* _EXERCISE DIRECTIONS_: Begin with the first line of the material and copy each line word for word through the line that contains "const yMin = 260, yMax = 360, yStep = 10;"; the pictures are left out.

* _PROVIDED MATERIAL_:
▬▬▬▬▬▬

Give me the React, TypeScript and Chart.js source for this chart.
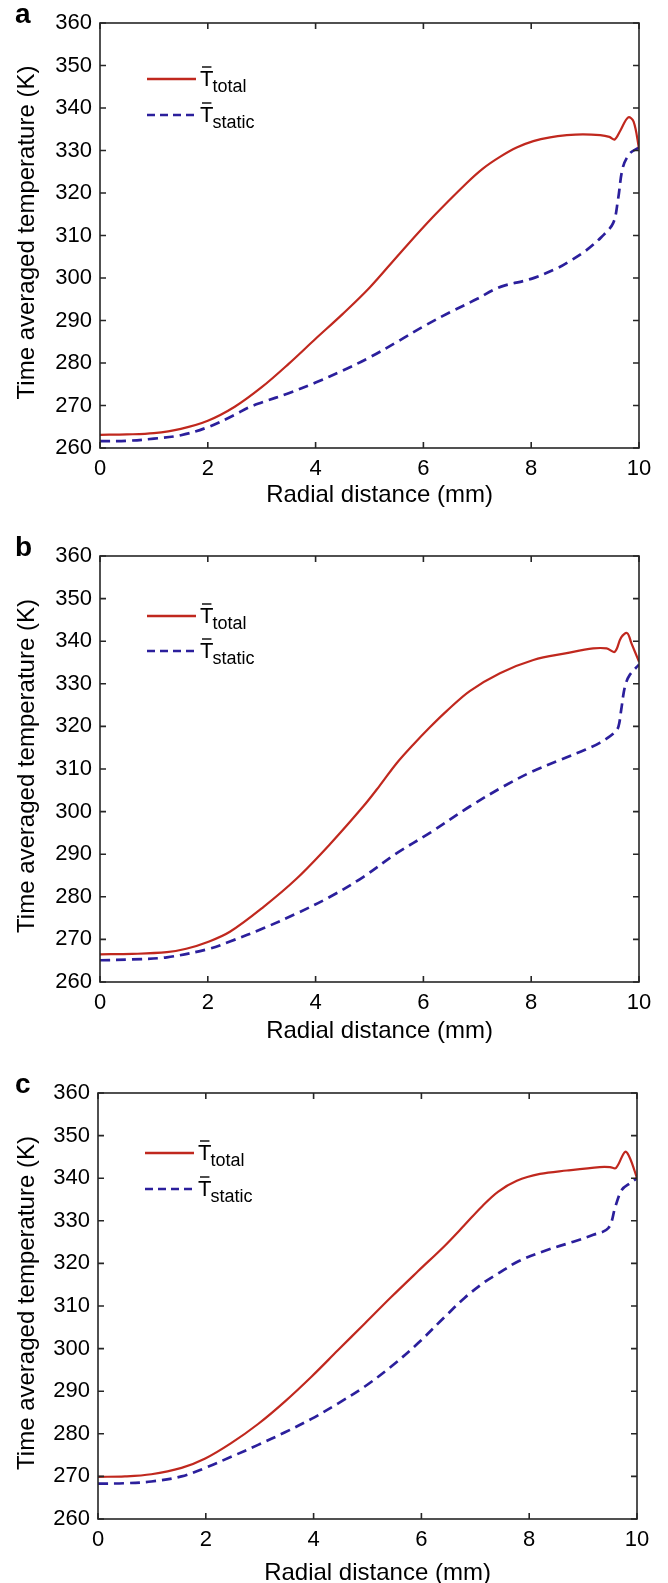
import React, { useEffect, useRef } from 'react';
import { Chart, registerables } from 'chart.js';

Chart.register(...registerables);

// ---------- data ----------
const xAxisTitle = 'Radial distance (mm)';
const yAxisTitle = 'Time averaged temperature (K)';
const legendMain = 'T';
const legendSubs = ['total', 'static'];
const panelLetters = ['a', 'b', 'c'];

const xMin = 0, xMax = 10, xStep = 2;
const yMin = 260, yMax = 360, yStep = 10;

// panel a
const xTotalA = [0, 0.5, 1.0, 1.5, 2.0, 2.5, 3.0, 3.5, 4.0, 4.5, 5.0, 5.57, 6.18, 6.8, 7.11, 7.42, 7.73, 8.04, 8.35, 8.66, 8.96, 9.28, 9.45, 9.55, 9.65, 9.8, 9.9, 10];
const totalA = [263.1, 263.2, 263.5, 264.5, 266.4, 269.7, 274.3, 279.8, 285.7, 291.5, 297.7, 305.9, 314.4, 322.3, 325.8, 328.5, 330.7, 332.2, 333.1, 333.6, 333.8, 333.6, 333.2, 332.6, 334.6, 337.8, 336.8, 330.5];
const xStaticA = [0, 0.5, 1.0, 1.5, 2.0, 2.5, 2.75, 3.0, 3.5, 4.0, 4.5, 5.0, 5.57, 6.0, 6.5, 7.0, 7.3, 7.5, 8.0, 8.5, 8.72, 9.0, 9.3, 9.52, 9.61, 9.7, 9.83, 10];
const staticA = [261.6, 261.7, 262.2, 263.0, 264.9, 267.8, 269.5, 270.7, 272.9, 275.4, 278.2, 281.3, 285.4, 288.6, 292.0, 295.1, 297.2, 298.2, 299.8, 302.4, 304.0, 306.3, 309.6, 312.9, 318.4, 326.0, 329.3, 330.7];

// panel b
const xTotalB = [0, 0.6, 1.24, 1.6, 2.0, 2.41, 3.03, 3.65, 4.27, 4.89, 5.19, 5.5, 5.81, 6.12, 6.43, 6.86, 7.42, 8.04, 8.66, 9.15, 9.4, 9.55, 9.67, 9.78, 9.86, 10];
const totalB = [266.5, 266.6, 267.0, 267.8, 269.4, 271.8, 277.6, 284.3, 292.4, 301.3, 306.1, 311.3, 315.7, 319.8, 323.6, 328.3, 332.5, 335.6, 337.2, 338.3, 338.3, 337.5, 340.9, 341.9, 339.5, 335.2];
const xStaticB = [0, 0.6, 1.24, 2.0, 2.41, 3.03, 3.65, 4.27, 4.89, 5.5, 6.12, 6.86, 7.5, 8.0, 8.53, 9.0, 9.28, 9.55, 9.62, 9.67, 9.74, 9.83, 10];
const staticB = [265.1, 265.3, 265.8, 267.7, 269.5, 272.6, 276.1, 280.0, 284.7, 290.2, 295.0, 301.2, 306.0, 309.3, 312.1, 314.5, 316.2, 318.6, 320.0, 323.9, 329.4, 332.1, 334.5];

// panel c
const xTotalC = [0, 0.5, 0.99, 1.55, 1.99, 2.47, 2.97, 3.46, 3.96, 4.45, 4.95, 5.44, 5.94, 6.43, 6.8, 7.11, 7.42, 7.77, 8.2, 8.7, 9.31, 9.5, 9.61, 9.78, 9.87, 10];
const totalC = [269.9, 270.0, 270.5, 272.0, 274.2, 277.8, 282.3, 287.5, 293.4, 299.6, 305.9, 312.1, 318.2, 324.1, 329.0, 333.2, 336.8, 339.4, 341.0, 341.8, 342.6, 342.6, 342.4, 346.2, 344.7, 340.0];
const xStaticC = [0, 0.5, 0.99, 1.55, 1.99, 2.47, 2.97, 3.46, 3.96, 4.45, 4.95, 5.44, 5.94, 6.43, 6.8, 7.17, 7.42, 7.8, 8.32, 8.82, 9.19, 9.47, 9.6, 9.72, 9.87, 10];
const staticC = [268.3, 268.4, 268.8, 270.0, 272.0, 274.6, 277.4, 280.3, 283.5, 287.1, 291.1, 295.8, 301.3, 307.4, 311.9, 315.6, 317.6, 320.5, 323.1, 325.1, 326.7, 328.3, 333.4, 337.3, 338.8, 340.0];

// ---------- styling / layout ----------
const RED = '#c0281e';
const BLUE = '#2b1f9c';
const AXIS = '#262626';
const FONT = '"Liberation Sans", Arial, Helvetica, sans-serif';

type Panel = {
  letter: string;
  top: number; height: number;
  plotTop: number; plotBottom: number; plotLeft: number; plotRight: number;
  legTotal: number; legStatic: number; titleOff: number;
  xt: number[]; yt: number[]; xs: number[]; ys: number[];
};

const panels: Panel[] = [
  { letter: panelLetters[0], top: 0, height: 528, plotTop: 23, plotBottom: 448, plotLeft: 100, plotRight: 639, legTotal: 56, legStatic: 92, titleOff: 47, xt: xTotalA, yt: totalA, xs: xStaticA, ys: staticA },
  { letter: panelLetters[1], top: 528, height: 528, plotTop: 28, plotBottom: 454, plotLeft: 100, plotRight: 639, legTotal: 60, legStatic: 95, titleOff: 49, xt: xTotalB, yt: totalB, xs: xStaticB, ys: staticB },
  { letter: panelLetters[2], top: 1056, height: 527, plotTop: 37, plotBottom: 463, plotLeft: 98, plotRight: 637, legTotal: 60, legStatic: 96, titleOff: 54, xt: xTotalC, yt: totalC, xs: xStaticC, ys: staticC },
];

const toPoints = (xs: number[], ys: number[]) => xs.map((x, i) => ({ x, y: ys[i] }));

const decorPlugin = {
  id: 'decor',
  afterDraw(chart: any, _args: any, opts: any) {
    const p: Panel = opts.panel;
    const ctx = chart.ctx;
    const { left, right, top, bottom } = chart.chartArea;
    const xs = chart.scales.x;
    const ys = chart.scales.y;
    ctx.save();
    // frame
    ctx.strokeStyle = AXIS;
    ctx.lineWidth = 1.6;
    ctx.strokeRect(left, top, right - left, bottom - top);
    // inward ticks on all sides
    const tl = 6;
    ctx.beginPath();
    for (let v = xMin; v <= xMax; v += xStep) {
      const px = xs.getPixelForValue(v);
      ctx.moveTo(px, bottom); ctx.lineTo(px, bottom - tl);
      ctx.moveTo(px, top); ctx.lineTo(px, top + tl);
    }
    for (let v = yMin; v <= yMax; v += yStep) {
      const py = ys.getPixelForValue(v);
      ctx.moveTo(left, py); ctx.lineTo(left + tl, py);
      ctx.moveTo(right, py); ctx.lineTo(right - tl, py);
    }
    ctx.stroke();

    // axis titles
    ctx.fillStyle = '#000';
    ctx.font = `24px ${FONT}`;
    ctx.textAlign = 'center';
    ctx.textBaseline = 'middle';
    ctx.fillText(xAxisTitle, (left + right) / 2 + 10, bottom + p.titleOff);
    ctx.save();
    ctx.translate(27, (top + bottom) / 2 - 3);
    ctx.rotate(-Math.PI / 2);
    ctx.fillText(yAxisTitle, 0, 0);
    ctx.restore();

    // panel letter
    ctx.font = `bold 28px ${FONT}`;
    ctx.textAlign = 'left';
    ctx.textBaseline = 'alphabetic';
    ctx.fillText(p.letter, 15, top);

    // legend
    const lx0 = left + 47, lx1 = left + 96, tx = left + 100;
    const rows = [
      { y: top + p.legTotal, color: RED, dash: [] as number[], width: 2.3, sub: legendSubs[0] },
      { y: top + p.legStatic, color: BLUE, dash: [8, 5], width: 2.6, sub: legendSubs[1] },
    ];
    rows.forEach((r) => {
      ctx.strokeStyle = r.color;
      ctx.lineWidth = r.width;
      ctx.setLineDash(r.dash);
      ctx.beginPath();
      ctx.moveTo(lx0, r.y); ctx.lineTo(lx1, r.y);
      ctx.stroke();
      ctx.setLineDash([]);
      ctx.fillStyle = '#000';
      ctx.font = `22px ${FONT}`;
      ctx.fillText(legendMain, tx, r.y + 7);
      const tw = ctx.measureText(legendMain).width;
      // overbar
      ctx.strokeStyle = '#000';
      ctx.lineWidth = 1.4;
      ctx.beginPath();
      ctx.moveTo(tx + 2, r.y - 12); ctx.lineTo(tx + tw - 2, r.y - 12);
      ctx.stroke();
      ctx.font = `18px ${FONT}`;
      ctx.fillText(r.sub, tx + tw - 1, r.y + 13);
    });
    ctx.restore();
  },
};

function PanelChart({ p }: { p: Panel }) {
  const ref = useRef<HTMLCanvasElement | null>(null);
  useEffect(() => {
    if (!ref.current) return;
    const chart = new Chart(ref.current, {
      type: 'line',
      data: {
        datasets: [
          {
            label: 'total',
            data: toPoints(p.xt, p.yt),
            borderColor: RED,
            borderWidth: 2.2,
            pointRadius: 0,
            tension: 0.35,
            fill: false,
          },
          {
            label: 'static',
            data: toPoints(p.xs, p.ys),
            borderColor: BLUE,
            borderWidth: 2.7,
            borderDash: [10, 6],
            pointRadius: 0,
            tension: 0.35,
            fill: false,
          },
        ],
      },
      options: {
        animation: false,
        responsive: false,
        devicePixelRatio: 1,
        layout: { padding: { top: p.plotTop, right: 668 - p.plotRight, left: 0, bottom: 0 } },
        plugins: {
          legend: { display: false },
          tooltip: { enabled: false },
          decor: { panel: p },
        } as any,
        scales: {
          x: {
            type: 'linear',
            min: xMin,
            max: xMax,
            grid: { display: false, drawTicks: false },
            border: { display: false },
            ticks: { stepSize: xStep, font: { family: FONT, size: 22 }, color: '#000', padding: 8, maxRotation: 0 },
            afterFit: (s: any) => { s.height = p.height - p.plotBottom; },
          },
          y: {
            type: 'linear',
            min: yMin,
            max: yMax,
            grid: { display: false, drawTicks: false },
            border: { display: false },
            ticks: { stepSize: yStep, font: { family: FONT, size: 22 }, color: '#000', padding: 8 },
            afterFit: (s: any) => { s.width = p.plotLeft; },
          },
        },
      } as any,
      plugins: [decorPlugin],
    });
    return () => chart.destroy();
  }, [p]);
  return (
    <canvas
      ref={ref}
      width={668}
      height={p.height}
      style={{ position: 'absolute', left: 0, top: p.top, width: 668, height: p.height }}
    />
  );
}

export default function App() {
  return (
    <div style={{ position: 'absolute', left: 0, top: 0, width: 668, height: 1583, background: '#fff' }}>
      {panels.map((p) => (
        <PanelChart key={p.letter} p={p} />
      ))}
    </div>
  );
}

▬▬▬▬▬▬

* _SOLUTION TO THE PROBLEM_:
Give me the React, TypeScript and Chart.js source for this chart.
import React, { useEffect, useRef } from 'react';
import { Chart, registerables } from 'chart.js';

Chart.register(...registerables);

// ---------- data ----------
const xAxisTitle = 'Radial distance (mm)';
const yAxisTitle = 'Time averaged temperature (K)';
const legendMain = 'T';
const legendSubs = ['total', 'static'];
const panelLetters = ['a', 'b', 'c'];

const xMin = 0, xMax = 10, xStep = 2;
const yMin = 260, yMax = 360, yStep = 10;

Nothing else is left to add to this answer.